Challenge - Reproduce the listing exactly, with no pictures in your copy.

Provided material -
··········

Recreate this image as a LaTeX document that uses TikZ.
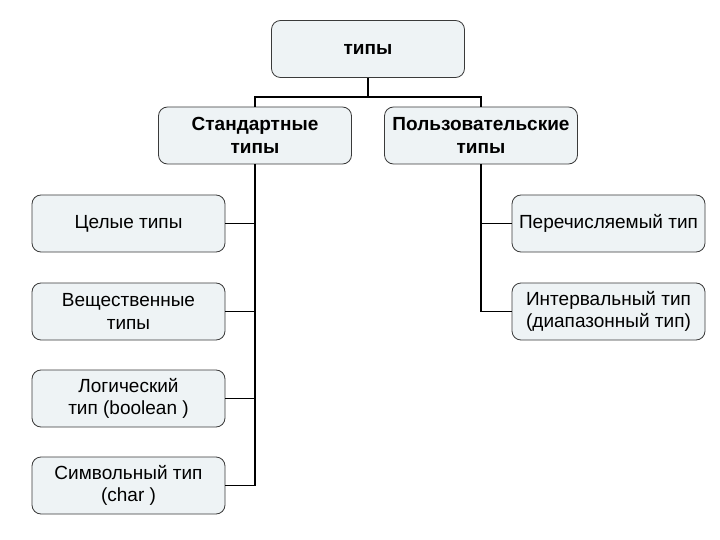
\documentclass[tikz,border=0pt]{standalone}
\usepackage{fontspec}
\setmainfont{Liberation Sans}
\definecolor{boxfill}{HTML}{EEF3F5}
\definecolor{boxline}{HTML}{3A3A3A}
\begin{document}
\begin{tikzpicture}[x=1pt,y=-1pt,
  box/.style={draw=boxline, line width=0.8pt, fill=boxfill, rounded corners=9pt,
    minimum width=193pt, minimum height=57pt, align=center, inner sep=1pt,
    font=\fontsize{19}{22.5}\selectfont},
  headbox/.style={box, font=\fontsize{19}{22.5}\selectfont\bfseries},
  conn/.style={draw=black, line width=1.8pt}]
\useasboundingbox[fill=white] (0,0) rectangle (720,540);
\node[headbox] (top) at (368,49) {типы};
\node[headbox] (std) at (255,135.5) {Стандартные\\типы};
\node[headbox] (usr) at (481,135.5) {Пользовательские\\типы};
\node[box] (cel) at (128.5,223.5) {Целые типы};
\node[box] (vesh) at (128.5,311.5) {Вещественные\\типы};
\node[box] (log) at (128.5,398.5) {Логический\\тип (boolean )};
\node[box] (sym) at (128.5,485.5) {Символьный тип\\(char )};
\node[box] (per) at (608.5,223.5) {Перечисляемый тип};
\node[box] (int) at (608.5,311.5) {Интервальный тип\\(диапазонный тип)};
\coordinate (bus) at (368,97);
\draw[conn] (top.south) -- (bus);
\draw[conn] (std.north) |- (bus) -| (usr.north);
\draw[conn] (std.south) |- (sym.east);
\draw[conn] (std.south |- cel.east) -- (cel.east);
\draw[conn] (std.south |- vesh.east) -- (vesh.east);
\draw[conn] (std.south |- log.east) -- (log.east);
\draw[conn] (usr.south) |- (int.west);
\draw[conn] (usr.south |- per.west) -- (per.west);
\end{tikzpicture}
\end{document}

··········

Expected answer -
Recreate this image as a LaTeX document that uses TikZ.
\documentclass[tikz,border=0pt]{standalone}
\usepackage{fontspec}
\setmainfont{Liberation Sans}
\definecolor{boxfill}{HTML}{EEF3F5}
\definecolor{boxline}{HTML}{3A3A3A}
\begin{document}
\begin{tikzpicture}[x=1pt,y=-1pt,
  box/.style={draw=boxline, line width=0.8pt, fill=boxfill, rounded corners=9pt,
    minimum width=193pt, minimum height=57pt, align=center, inner sep=1pt,
    font=\fontsize{19}{22.5}\selectfont},
  headbox/.style={box, font=\fontsize{19}{22.5}\selectfont\bfseries},
  conn/.style={draw=black, line width=1.8pt}]
\useasboundingbox[fill=white] (0,0) rectangle (720,540);
\node[headbox] (top) at (368,49) {типы};
\node[headbox] (std) at (255,135.5) {Стандартные\\типы};
\node[headbox] (usr) at (481,135.5) {Пользовательские\\типы};
\node[box] (cel) at (128.5,223.5) {Целые типы};
\node[box] (vesh) at (128.5,311.5) {Вещественные\\типы};
\node[box] (log) at (128.5,398.5) {Логический\\тип (boolean )};
\node[box] (sym) at (128.5,485.5) {Символьный тип\\(char )};
\node[box] (per) at (608.5,223.5) {Перечисляемый тип};
\node[box] (int) at (608.5,311.5) {Интервальный тип\\(диапазонный тип)};
\coordinate (bus) at (368,97);
\draw[conn] (top.south) -- (bus);
\draw[conn] (std.north) |- (bus) -| (usr.north);
\draw[conn] (std.south) |- (sym.east);
\draw[conn] (std.south |- cel.east) -- (cel.east);
\draw[conn] (std.south |- vesh.east) -- (vesh.east);
\draw[conn] (std.south |- log.east) -- (log.east);
\draw[conn] (usr.south) |- (int.west);
\draw[conn] (usr.south |- per.west) -- (per.west);
\end{tikzpicture}
\end{document}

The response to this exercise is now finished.